Um exemplo marcante de como o impacto de eventos potencialmente traumáticos tende a ser diluída com o tempo para a maioria das pessoas – sem que isso implique que não haja vítimas com sequelas psicológicas severas – é extensamente narrado por Bonanno em “The End of Trauma”: o ataque terrorista ao World Trade Center em 11 de setembro de 2001.
"O comissário de saúde da cidade de Nova York antecipou uma iminente 'crise de saúde mental pública'. (...) Autoridades da cidade consultaram especialistas em trauma de todo o país e 'começaram a fazer os preparativos para treinar um exército de terapeutas voluntários'. (...) Mas quase todo mundo próximo ao ataque estava condenado a sofrer? O transtorno de estresse pós-traumático era inevitável? Para a maioria dos profissionais de saúde mental da época, as respostas foram um retumbante sim", relata o psiquiatra.
Ocorre que a premeditada crise nunca veio. E, um ano após o 11 de setembro, a pesquisadora Patricia Resick, diretora do Centro para Recuperação de Trauma da Universidade do Missouri foi uma das poucas vozes a admitir que as profecias estavam erradas. "As expectativas das pessoas sobre o impacto do ataque na saúde mental do país estavam erradas. A lição? Emoções fortes não equivalem a psicopatologia".
"Com tanta atenção ao TEPT, parece que exageramos na correção. (...) O trauma não é mais reprimido. Ele agora se reafirma com ousadia no título de séries de televisão e videogames, páginas da web e blogs. Está nos nomes de organizações profissionais e revistas acadêmicas. (...) Com todo esse trauma, o que é ou onde foi parar a resiliência?", questiona Bonnano.
A perda da fé na resiliência humana – já amplamente comprovada pela ciência, como alguns dos maiores especialistas na “psicologia da felicidade” do mundo atestam nos elogios ao livro de Bonanno – talvez seja a pior das consequências do alargamento sem precedentes do conceito de “trauma”, justamente por dificultar o acesso a tratamentos adequados mesmo para experiências adversas que não se enquadram na categoria.
“Se terapeutas e pacientes trabalham na suposição de que alguns eventos estressantes foram traumas, quando não são, eles acreditam erroneamente que os sintomas dos pacientes foram causados por estes acontecimentos. Muitos pacientes e terapeutas formam uma espécie de conluio para encontrar explicações fáceis para problemas que, na verdade, não têm soluções simples. Quando os pacientes passam anos com a ideia errada sobre a origem de seus problemas, podem estar perdendo tempo na terapia”, explica Michael Scheeringa.
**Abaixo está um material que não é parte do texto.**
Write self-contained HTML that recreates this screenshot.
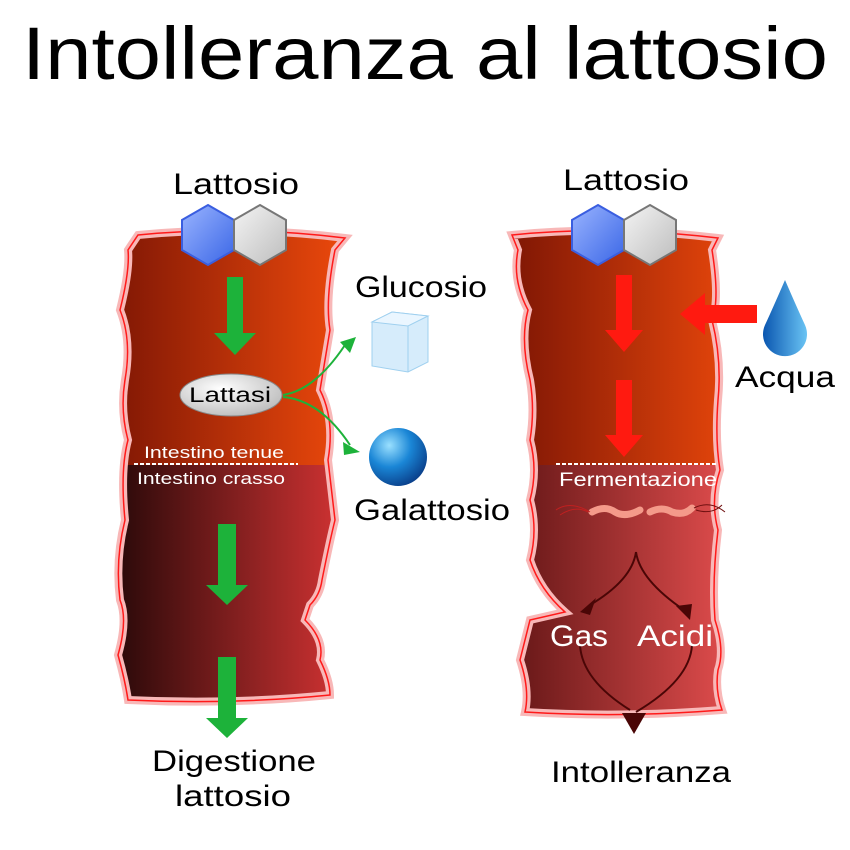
<!DOCTYPE html>
<html><head><meta charset="utf-8"><style>
html,body{margin:0;padding:0;background:#fff;}
svg{display:block;font-family:"Liberation Sans",sans-serif;}
</style></head><body>
<svg width="850" height="850" viewBox="0 0 850 850" xmlns="http://www.w3.org/2000/svg">
<defs>
<linearGradient id="up" x1="0" x2="1"><stop offset="0" stop-color="#7a1404"/><stop offset="1" stop-color="#ee4a0c"/></linearGradient>
<linearGradient id="lowL" x1="0" x2="1"><stop offset="0" stop-color="#1e0606"/><stop offset="1" stop-color="#d63434"/></linearGradient>
<linearGradient id="lowR" x1="0" x2="1"><stop offset="0" stop-color="#5e1414"/><stop offset="1" stop-color="#ec5252"/></linearGradient>
<linearGradient id="blue" x1="0" y1="0" x2="1" y2="1"><stop offset="0" stop-color="#9ab4ff"/><stop offset="1" stop-color="#3a66e6"/></linearGradient>
<linearGradient id="grey" x1="0" y1="0" x2="1" y2="1"><stop offset="0" stop-color="#f4f4f4"/><stop offset="1" stop-color="#bdbdbd"/></linearGradient>
<radialGradient id="ball" cx="0.35" cy="0.3" r="0.75"><stop offset="0" stop-color="#9ae0ff"/><stop offset="0.5" stop-color="#1a86d6"/><stop offset="1" stop-color="#0a3f8a"/></radialGradient>
<linearGradient id="drop" x1="0" x2="1"><stop offset="0" stop-color="#0a56b0"/><stop offset="1" stop-color="#6ac4f4"/></linearGradient>
<radialGradient id="ell" cx="0.4" cy="0.35" r="0.7"><stop offset="0" stop-color="#fff"/><stop offset="1" stop-color="#bbb"/></radialGradient>
<clipPath id="cl"><path d="M138,235 Q240,225 345,238 L335,250 Q325,300 330,330 Q325,360 320,390 Q335,420 328,460 L335,520 Q330,540 322,580 Q320,595 310,605 L305,620 Q325,640 320,660 Q330,680 330,695 Q230,705 128,700 Q125,680 118,655 Q128,620 120,600 Q115,560 125,520 Q120,470 128,440 Q120,410 125,380 Q132,340 120,310 Q130,270 128,250 Z"/></clipPath>
<clipPath id="cr"><path d="M512,235 Q610,225 718,238 L712,250 Q720,300 712,320 Q722,360 718,400 Q715,440 720,470 Q710,500 718,530 Q712,580 715,620 Q725,650 718,670 Q715,690 722,710 Q620,718 525,712 Q530,690 520,660 Q525,640 530,620 L565,612 Q540,590 530,560 Q538,530 530,500 Q538,470 530,440 Q535,410 530,380 Q520,340 528,310 Q512,280 518,250 Z"/></clipPath>
</defs>
<text x="425" y="79" text-anchor="middle" font-size="74" textLength="806" lengthAdjust="spacingAndGlyphs" fill="#000">Intolleranza al lattosio</text>

<!-- LEFT tube -->
<g clip-path="url(#cl)">
<rect x="100" y="220" width="250" height="245" fill="url(#up)"/>
<rect x="100" y="465" width="250" height="250" fill="url(#lowL)"/>
</g>
<path d="M138,235 Q240,225 345,238 L335,250 Q325,300 330,330 Q325,360 320,390 Q335,420 328,460 L335,520 Q330,540 322,580 Q320,595 310,605 L305,620 Q325,640 320,660 Q330,680 330,695 Q230,705 128,700 Q125,680 118,655 Q128,620 120,600 Q115,560 125,520 Q120,470 128,440 Q120,410 125,380 Q132,340 120,310 Q130,270 128,250 Z" fill="none" stroke="#f8b8b8" stroke-width="8"/>
<path d="M138,235 Q240,225 345,238 L335,250 Q325,300 330,330 Q325,360 320,390 Q335,420 328,460 L335,520 Q330,540 322,580 Q320,595 310,605 L305,620 Q325,640 320,660 Q330,680 330,695 Q230,705 128,700 Q125,680 118,655 Q128,620 120,600 Q115,560 125,520 Q120,470 128,440 Q120,410 125,380 Q132,340 120,310 Q130,270 128,250 Z" fill="none" stroke="#ff1a1a" stroke-width="1.5"/>
<line x1="134" y1="464" x2="298" y2="464" stroke="#fff" stroke-width="2" stroke-dasharray="4,2"/>
<text x="214" y="458" text-anchor="middle" font-size="17" textLength="140" lengthAdjust="spacingAndGlyphs" fill="#fff">Intestino tenue</text>
<text x="211" y="484" text-anchor="middle" font-size="17" textLength="148" lengthAdjust="spacingAndGlyphs" fill="#fff">Intestino crasso</text>

<!-- RIGHT tube -->
<g clip-path="url(#cr)">
<rect x="500" y="220" width="250" height="245" fill="url(#up)"/>
<rect x="500" y="465" width="250" height="260" fill="url(#lowR)"/>
</g>
<path d="M512,235 Q610,225 718,238 L712,250 Q720,300 712,320 Q722,360 718,400 Q715,440 720,470 Q710,500 718,530 Q712,580 715,620 Q725,650 718,670 Q715,690 722,710 Q620,718 525,712 Q530,690 520,660 Q525,640 530,620 L565,612 Q540,590 530,560 Q538,530 530,500 Q538,470 530,440 Q535,410 530,380 Q520,340 528,310 Q512,280 518,250 Z" fill="none" stroke="#f8b8b8" stroke-width="8"/>
<path d="M512,235 Q610,225 718,238 L712,250 Q720,300 712,320 Q722,360 718,400 Q715,440 720,470 Q710,500 718,530 Q712,580 715,620 Q725,650 718,670 Q715,690 722,710 Q620,718 525,712 Q530,690 520,660 Q525,640 530,620 L565,612 Q540,590 530,560 Q538,530 530,500 Q538,470 530,440 Q535,410 530,380 Q520,340 528,310 Q512,280 518,250 Z" fill="none" stroke="#ff1a1a" stroke-width="1.5"/>
<line x1="556" y1="464" x2="718" y2="464" stroke="#fff" stroke-width="2" stroke-dasharray="4,2"/>
<text x="638" y="486" text-anchor="middle" font-size="19" textLength="158" lengthAdjust="spacingAndGlyphs" fill="#fff">Fermentazione</text>
<!-- bacteria -->
<path d="M592,512 Q605,505 615,512 Q625,518 640,510" stroke="#f49a8a" stroke-width="7" fill="none" stroke-linecap="round"/>
<path d="M650,512 Q662,506 672,512 Q684,516 692,508" stroke="#f49a8a" stroke-width="7" fill="none" stroke-linecap="round"/>
<path d="M556,510 Q570,500 590,512 M560,515 Q575,505 588,512" stroke="#c02020" stroke-width="1" fill="none"/>
<path d="M694,508 Q710,500 725,512 M696,510 Q712,515 722,505" stroke="#701010" stroke-width="1" fill="none"/>

<!-- hexagons (pointy top) -->
<g stroke-width="2">
<polygon points="208,205 234,220 234,250 208,265 182,250 182,220" fill="url(#blue)" stroke="#3a5ee0"/>
<polygon points="260,205 286,220 286,250 260,265 234,250 234,220" fill="url(#grey)" stroke="#777"/>
<polygon points="598,205 624,220 624,250 598,265 572,250 572,220" fill="url(#blue)" stroke="#3a5ee0"/>
<polygon points="650,205 676,220 676,250 650,265 624,250 624,220" fill="url(#grey)" stroke="#777"/>
</g>
<g font-size="30" lengthAdjust="spacingAndGlyphs" fill="#000" text-anchor="middle">
<text x="236" y="194" textLength="126" lengthAdjust="spacingAndGlyphs">Lattosio</text>
<text x="626" y="190" textLength="126" lengthAdjust="spacingAndGlyphs">Lattosio</text>
<text x="421" y="297" textLength="132" lengthAdjust="spacingAndGlyphs">Glucosio</text>
<text x="432" y="520" textLength="156" lengthAdjust="spacingAndGlyphs">Galattosio</text>
<text x="234" y="771" textLength="164" lengthAdjust="spacingAndGlyphs">Digestione</text>
<text x="233" y="806" textLength="116" lengthAdjust="spacingAndGlyphs">lattosio</text>
<text x="785" y="387" textLength="100" lengthAdjust="spacingAndGlyphs">Acqua</text>
<text x="641" y="782" textLength="180" lengthAdjust="spacingAndGlyphs">Intolleranza</text>
</g>

<!-- green arrows -->
<g fill="#1db23a">
<polygon points="227,277 243,277 243,333 256,333 235,355 214,333 227,333"/>
<polygon points="218,524 236,524 236,585 248,585 227,605 206,585 218,585"/>
<polygon points="218,657 236,657 236,718 248,718 227,738 206,718 218,718"/>
</g>
<!-- Lattasi -->
<ellipse cx="231" cy="395" rx="51" ry="21" fill="url(#ell)" stroke="#888"/>
<text x="230" y="402" text-anchor="middle" font-size="21" textLength="82" lengthAdjust="spacingAndGlyphs" fill="#000">Lattasi</text>
<path d="M283,395 Q315,390 345,345" stroke="#1db23a" stroke-width="2" fill="none"/>
<polygon points="340,342 356,337 350,353" fill="#1db23a"/>
<path d="M283,397 Q320,400 350,445" stroke="#1db23a" stroke-width="2" fill="none"/>
<polygon points="343,442 360,452 344,455" fill="#1db23a"/>
<!-- ice cube -->
<polygon points="372,322 392,312 428,316 428,362 408,372 372,366" fill="#d6ecfb" stroke="#9fd0ef"/>
<polygon points="372,322 392,312 428,316 408,326" fill="#eaf6ff" stroke="#9fd0ef"/>
<line x1="408" y1="326" x2="408" y2="372" stroke="#9fd0ef"/>
<circle cx="398" cy="457" r="29" fill="url(#ball)"/>

<!-- red arrows -->
<g fill="#ff1a10">
<polygon points="616,275 632,275 632,330 643,330 624,352 605,330 616,330"/>
<polygon points="616,380 632,380 632,435 643,435 624,457 605,435 616,435"/>
<polygon points="757,305 757,323 705,323 705,335 680,314 705,293 705,305"/>
</g>
<path d="M785,280 Q772,310 765,325 A22,22 0 1 0 805,325 Q798,310 785,280 Z" fill="url(#drop)"/>

<!-- fermentation arrows -->
<g stroke="#4a0606" stroke-width="2" fill="none">
<path d="M636,552 Q632,580 590,605"/>
<path d="M636,552 Q640,580 684,610"/>
<path d="M580,645 Q582,680 630,710"/>
<path d="M692,645 Q690,680 636,712"/>
</g>
<g fill="#4a0606">
<polygon points="580,612 596,598 590,615"/>
<polygon points="690,620 676,606 692,604"/>
<polygon points="622,713 634,734 646,713"/>
</g>
<text x="579" y="646" text-anchor="middle" font-size="30" textLength="58" lengthAdjust="spacingAndGlyphs" fill="#fff">Gas</text>
<text x="675" y="646" text-anchor="middle" font-size="30" textLength="76" lengthAdjust="spacingAndGlyphs" fill="#fff">Acidi</text>
</svg>
</body></html>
“Em nosso admirável mundo novo sobrecarregado com a indulgência dos que se fazem de coitados, a resiliência está se tornando cada vez menos provável de ser um traço genético transmitido para a próxima geração”, diz Relojo-Howell, acrescentando que também há uma série de pesquisas indicando que se a capacidade de enfrentar adversidades é “um traço influenciado por uma combinação de genética, história pessoal, ambiente e contexto situacional”. Para que não reste dúvida, afinal, de que o elogio à resiliência não é mero capricho de quem enfrentou poucas intempéries, cabe o lembrete do psicólogo Viktor Frankl, que desenvolveu seu método terapêutico enquanto prisioneiro no campo de concentração de Auschwitz: “quando não podemos mudar uma situação, somos desafiados a mudar a nós mesmos”.